- _THE TASK_: Search the data for the string "script" and gather each line it is in.

- _SUPPLIED MATERIAL_:
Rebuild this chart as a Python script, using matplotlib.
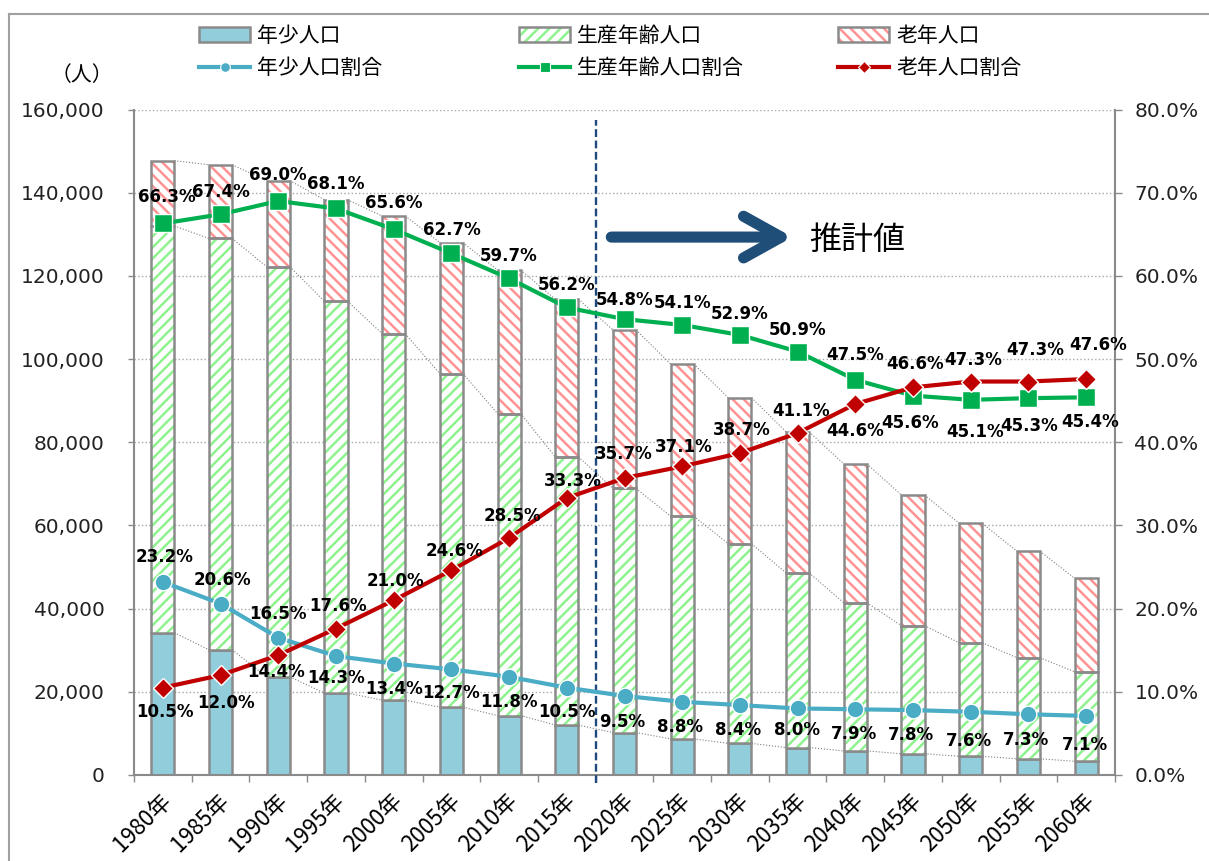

...

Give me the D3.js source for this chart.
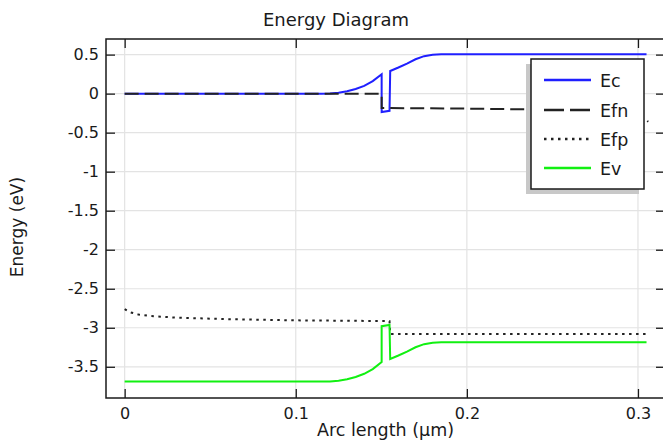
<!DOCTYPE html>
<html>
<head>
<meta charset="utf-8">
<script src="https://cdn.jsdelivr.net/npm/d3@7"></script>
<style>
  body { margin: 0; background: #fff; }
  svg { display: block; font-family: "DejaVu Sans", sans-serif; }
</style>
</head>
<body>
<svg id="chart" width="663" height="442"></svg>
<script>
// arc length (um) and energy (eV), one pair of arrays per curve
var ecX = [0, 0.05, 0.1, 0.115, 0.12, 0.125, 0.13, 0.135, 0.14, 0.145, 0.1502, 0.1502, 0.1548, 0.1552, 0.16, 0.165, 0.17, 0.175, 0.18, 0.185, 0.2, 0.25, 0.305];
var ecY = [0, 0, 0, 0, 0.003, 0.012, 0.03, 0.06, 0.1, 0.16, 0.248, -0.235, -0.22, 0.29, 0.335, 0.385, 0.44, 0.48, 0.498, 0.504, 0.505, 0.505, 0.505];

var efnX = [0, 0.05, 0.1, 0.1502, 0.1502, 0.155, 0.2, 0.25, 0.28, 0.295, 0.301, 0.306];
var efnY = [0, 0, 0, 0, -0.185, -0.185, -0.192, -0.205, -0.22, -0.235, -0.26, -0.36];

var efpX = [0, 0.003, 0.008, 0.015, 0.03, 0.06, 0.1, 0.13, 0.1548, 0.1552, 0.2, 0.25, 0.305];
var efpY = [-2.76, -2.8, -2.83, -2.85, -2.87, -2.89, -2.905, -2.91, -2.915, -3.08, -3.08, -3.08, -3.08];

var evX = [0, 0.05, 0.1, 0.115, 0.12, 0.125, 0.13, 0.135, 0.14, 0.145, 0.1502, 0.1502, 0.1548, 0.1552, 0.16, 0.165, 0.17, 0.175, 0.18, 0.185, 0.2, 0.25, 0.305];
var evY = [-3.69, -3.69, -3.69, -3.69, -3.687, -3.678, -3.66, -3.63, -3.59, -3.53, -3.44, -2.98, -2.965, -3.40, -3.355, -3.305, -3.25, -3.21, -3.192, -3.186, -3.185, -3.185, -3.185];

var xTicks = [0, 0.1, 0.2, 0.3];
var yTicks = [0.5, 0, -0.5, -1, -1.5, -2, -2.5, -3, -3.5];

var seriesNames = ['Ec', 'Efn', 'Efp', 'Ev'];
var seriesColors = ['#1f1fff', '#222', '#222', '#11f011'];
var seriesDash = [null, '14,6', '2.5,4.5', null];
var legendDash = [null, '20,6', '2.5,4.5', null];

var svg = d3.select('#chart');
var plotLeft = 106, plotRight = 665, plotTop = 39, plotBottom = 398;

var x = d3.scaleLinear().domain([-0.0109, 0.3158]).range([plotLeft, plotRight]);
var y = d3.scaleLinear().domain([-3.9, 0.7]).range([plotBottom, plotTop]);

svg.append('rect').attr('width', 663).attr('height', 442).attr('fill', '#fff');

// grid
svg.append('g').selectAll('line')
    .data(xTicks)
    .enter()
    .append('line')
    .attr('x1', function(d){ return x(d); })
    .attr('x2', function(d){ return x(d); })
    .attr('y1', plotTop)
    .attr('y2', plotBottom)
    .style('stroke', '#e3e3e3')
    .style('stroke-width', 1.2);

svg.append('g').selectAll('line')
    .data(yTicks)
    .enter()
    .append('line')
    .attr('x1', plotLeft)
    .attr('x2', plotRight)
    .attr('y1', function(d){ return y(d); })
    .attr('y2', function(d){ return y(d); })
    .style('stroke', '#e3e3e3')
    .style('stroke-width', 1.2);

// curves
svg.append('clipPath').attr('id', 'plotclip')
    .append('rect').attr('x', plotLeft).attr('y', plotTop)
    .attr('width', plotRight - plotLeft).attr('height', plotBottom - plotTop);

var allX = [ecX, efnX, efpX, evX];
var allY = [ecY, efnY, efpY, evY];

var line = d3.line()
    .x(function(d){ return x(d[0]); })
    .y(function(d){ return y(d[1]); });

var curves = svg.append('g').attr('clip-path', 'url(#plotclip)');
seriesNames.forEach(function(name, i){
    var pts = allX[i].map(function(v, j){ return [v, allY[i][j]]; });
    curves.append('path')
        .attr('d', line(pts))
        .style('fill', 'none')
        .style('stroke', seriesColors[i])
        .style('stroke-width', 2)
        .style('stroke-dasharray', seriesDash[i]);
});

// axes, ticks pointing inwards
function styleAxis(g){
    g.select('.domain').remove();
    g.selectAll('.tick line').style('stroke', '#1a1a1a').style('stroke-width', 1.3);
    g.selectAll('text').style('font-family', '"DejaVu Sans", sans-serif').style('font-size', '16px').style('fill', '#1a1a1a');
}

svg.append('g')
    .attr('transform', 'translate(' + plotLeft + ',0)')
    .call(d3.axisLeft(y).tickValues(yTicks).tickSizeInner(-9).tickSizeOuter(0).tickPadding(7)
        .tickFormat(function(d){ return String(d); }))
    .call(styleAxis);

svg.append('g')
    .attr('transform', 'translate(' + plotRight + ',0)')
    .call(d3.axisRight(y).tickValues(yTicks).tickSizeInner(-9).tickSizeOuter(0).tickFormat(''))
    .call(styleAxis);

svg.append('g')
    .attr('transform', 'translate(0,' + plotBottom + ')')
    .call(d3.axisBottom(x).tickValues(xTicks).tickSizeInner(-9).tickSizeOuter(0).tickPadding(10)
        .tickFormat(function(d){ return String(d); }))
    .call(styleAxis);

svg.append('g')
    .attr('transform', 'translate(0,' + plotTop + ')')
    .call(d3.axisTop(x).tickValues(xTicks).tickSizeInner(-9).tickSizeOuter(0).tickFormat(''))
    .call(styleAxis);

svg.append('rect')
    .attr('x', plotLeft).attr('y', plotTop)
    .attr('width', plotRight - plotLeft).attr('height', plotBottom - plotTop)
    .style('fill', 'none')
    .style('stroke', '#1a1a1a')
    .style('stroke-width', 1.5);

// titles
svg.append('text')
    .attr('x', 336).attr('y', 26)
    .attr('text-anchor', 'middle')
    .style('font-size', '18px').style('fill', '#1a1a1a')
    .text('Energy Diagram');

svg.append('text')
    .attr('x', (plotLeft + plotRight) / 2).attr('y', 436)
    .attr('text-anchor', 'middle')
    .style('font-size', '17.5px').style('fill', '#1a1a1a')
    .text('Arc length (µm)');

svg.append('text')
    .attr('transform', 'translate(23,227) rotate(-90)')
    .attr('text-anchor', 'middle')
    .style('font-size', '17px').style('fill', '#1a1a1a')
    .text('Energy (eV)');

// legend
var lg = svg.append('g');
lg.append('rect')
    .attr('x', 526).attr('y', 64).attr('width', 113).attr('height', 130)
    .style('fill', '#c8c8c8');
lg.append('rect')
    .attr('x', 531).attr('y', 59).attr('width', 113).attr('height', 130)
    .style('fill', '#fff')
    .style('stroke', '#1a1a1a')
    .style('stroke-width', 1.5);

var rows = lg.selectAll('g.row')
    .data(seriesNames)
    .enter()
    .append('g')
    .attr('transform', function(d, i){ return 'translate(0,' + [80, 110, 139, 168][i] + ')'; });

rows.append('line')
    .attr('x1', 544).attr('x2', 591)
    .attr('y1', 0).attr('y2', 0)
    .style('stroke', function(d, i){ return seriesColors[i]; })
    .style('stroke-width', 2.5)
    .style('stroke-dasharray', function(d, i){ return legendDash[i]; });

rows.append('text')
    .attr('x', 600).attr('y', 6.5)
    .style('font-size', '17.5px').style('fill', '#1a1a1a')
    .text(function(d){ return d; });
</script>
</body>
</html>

--

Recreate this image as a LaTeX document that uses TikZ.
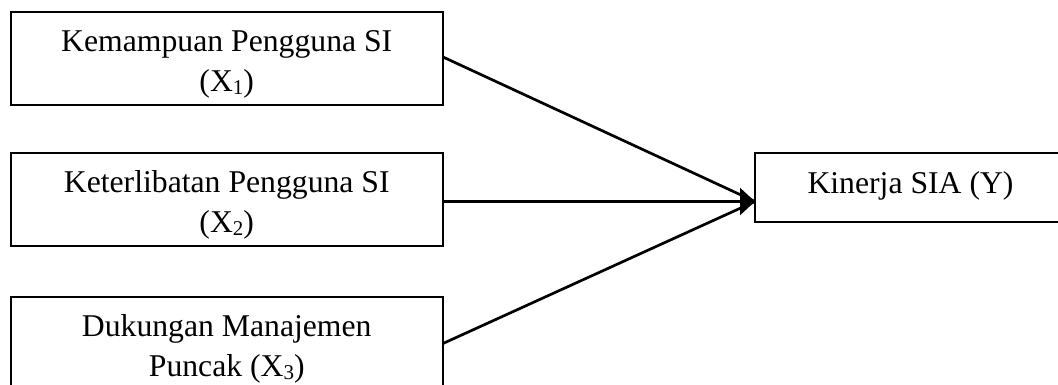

- _OUTPUT BELOW_:
Rebuild this chart as a Python script, using matplotlib.
<script src="https://cdn.jsdelivr.net/npm/d3@7"></script>
<script>
</script>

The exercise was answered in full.